** BEGIN **

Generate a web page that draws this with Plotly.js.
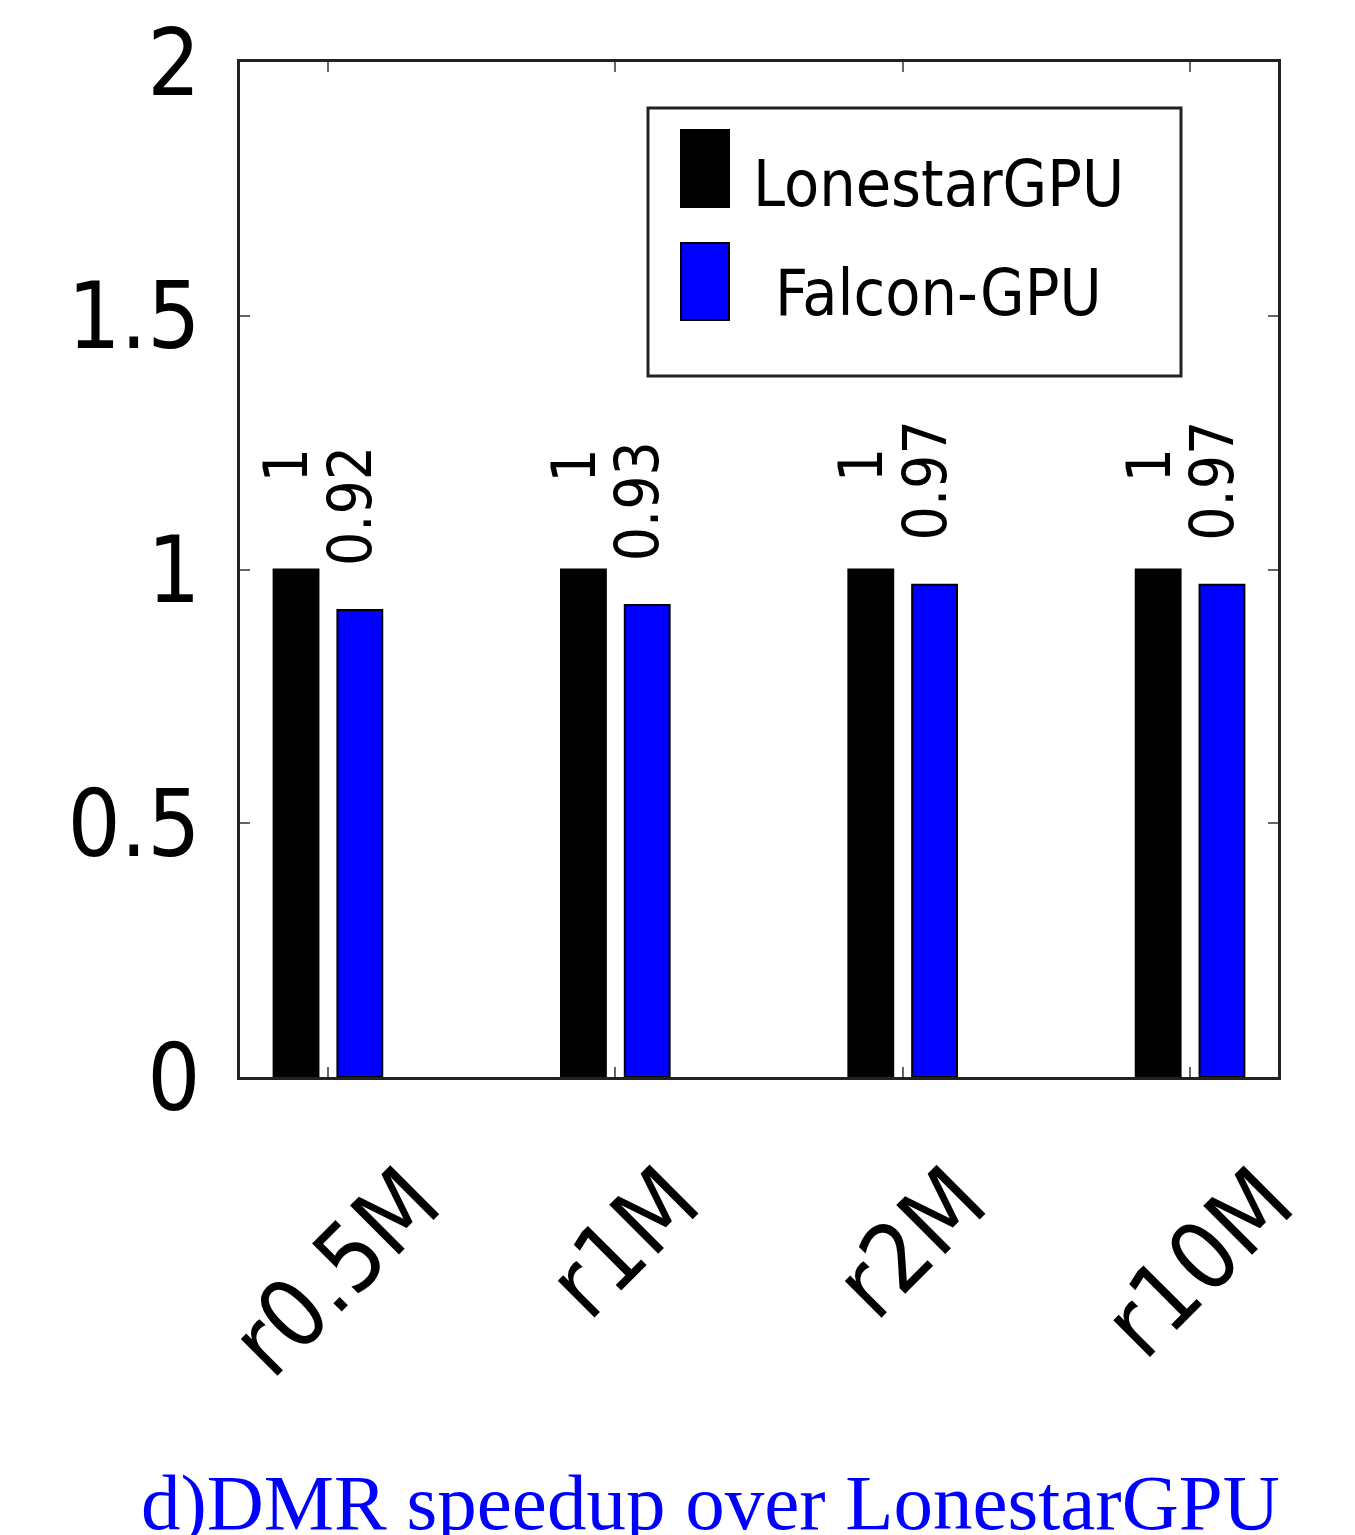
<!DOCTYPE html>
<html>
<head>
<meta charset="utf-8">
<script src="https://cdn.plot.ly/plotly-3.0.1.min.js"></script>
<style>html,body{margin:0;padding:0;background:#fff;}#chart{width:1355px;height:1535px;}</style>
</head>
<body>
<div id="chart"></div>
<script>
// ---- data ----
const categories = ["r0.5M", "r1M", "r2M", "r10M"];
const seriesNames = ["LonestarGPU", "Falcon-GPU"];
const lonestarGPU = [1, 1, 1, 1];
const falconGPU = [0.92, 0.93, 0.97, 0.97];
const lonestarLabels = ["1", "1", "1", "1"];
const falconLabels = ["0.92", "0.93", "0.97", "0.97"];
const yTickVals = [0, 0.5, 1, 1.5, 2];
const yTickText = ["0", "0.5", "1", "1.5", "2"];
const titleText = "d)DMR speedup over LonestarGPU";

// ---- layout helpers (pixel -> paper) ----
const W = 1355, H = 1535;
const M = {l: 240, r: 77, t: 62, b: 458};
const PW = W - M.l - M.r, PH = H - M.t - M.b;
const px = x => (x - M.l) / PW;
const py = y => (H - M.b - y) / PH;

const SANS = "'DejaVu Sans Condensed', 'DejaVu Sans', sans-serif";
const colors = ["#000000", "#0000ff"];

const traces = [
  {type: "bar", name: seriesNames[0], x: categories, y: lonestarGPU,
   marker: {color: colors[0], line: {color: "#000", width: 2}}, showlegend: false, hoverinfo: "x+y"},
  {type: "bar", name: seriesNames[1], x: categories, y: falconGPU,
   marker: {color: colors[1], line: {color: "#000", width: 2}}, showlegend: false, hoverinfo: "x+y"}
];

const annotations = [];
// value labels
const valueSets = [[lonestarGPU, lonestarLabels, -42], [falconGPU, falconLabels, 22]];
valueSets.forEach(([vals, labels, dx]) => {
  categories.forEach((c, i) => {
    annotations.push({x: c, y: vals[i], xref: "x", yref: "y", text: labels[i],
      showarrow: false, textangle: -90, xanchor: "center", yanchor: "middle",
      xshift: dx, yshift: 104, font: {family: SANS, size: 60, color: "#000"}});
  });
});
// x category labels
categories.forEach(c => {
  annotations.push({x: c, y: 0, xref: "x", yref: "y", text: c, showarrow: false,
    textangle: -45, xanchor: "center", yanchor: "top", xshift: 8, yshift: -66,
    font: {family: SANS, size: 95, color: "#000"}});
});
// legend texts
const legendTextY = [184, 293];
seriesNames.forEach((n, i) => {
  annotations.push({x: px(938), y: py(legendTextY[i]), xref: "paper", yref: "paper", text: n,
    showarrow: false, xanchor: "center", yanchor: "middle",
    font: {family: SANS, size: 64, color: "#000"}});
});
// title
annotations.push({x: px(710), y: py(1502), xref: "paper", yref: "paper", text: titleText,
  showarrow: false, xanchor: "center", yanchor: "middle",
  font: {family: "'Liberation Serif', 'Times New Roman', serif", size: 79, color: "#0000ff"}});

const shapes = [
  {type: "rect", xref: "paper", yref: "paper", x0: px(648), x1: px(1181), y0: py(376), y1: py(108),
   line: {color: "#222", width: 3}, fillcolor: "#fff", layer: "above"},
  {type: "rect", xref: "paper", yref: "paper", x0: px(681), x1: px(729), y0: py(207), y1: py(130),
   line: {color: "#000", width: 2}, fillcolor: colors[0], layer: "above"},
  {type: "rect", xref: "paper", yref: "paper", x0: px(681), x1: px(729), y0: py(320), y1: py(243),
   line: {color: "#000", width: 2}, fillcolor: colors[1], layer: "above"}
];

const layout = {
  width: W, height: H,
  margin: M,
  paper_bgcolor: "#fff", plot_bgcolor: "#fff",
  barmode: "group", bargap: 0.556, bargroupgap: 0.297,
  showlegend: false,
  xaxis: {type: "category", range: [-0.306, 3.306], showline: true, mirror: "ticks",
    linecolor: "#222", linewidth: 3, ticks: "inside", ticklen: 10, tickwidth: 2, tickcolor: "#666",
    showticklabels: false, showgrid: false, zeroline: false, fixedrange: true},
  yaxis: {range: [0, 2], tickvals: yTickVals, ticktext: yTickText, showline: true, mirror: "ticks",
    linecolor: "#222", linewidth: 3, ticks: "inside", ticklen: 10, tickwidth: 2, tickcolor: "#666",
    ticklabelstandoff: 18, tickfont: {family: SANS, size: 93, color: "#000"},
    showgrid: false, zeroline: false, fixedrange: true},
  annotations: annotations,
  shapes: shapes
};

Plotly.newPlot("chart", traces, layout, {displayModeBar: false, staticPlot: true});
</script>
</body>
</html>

** END **

## Work to be completed:
The data above needs to be retyped exactly, with the images left out.

## Expected output:
Generate a web page that draws this with Plotly.js.
<!DOCTYPE html>
<html>
<head>
<meta charset="utf-8">
<script src="https://cdn.plot.ly/plotly-3.0.1.min.js"></script>
<style>html,body{margin:0;padding:0;background:#fff;}#chart{width:1355px;height:1535px;}</style>
</head>
<body>
<div id="chart"></div>
<script>
// ---- data ----
const categories = ["r0.5M", "r1M", "r2M", "r10M"];
const seriesNames = ["LonestarGPU", "Falcon-GPU"];
const lonestarGPU = [1, 1, 1, 1];
const falconGPU = [0.92, 0.93, 0.97, 0.97];
const lonestarLabels = ["1", "1", "1", "1"];
const falconLabels = ["0.92", "0.93", "0.97", "0.97"];
const yTickVals = [0, 0.5, 1, 1.5, 2];
const yTickText = ["0", "0.5", "1", "1.5", "2"];
const titleText = "d)DMR speedup over LonestarGPU";

// ---- layout helpers (pixel -> paper) ----
const W = 1355, H = 1535;
const M = {l: 240, r: 77, t: 62, b: 458};
const PW = W - M.l - M.r, PH = H - M.t - M.b;
const px = x => (x - M.l) / PW;
const py = y => (H - M.b - y) / PH;

const SANS = "'DejaVu Sans Condensed', 'DejaVu Sans', sans-serif";
const colors = ["#000000", "#0000ff"];

const traces = [
  {type: "bar", name: seriesNames[0], x: categories, y: lonestarGPU,
   marker: {color: colors[0], line: {color: "#000", width: 2}}, showlegend: false, hoverinfo: "x+y"},
  {type: "bar", name: seriesNames[1], x: categories, y: falconGPU,
   marker: {color: colors[1], line: {color: "#000", width: 2}}, showlegend: false, hoverinfo: "x+y"}
];

const annotations = [];
// value labels
const valueSets = [[lonestarGPU, lonestarLabels, -42], [falconGPU, falconLabels, 22]];
valueSets.forEach(([vals, labels, dx]) => {
  categories.forEach((c, i) => {
    annotations.push({x: c, y: vals[i], xref: "x", yref: "y", text: labels[i],
      showarrow: false, textangle: -90, xanchor: "center", yanchor: "middle",
      xshift: dx, yshift: 104, font: {family: SANS, size: 60, color: "#000"}});
  });
});
// x category labels
categories.forEach(c => {
  annotations.push({x: c, y: 0, xref: "x", yref: "y", text: c, showarrow: false,
    textangle: -45, xanchor: "center", yanchor: "top", xshift: 8, yshift: -66,
    font: {family: SANS, size: 95, color: "#000"}});
});
// legend texts
const legendTextY = [184, 293];
seriesNames.forEach((n, i) => {
  annotations.push({x: px(938), y: py(legendTextY[i]), xref: "paper", yref: "paper", text: n,
    showarrow: false, xanchor: "center", yanchor: "middle",
    font: {family: SANS, size: 64, color: "#000"}});
});
// title
annotations.push({x: px(710), y: py(1502), xref: "paper", yref: "paper", text: titleText,
  showarrow: false, xanchor: "center", yanchor: "middle",
  font: {family: "'Liberation Serif', 'Times New Roman', serif", size: 79, color: "#0000ff"}});

const shapes = [
  {type: "rect", xref: "paper", yref: "paper", x0: px(648), x1: px(1181), y0: py(376), y1: py(108),
   line: {color: "#222", width: 3}, fillcolor: "#fff", layer: "above"},
  {type: "rect", xref: "paper", yref: "paper", x0: px(681), x1: px(729), y0: py(207), y1: py(130),
   line: {color: "#000", width: 2}, fillcolor: colors[0], layer: "above"},
  {type: "rect", xref: "paper", yref: "paper", x0: px(681), x1: px(729), y0: py(320), y1: py(243),
   line: {color: "#000", width: 2}, fillcolor: colors[1], layer: "above"}
];

const layout = {
  width: W, height: H,
  margin: M,
  paper_bgcolor: "#fff", plot_bgcolor: "#fff",
  barmode: "group", bargap: 0.556, bargroupgap: 0.297,
  showlegend: false,
  xaxis: {type: "category", range: [-0.306, 3.306], showline: true, mirror: "ticks",
    linecolor: "#222", linewidth: 3, ticks: "inside", ticklen: 10, tickwidth: 2, tickcolor: "#666",
    showticklabels: false, showgrid: false, zeroline: false, fixedrange: true},
  yaxis: {range: [0, 2], tickvals: yTickVals, ticktext: yTickText, showline: true, mirror: "ticks",
    linecolor: "#222", linewidth: 3, ticks: "inside", ticklen: 10, tickwidth: 2, tickcolor: "#666",
    ticklabelstandoff: 18, tickfont: {family: SANS, size: 93, color: "#000"},
    showgrid: false, zeroline: false, fixedrange: true},
  annotations: annotations,
  shapes: shapes
};

Plotly.newPlot("chart", traces, layout, {displayModeBar: false, staticPlot: true});
</script>
</body>
</html>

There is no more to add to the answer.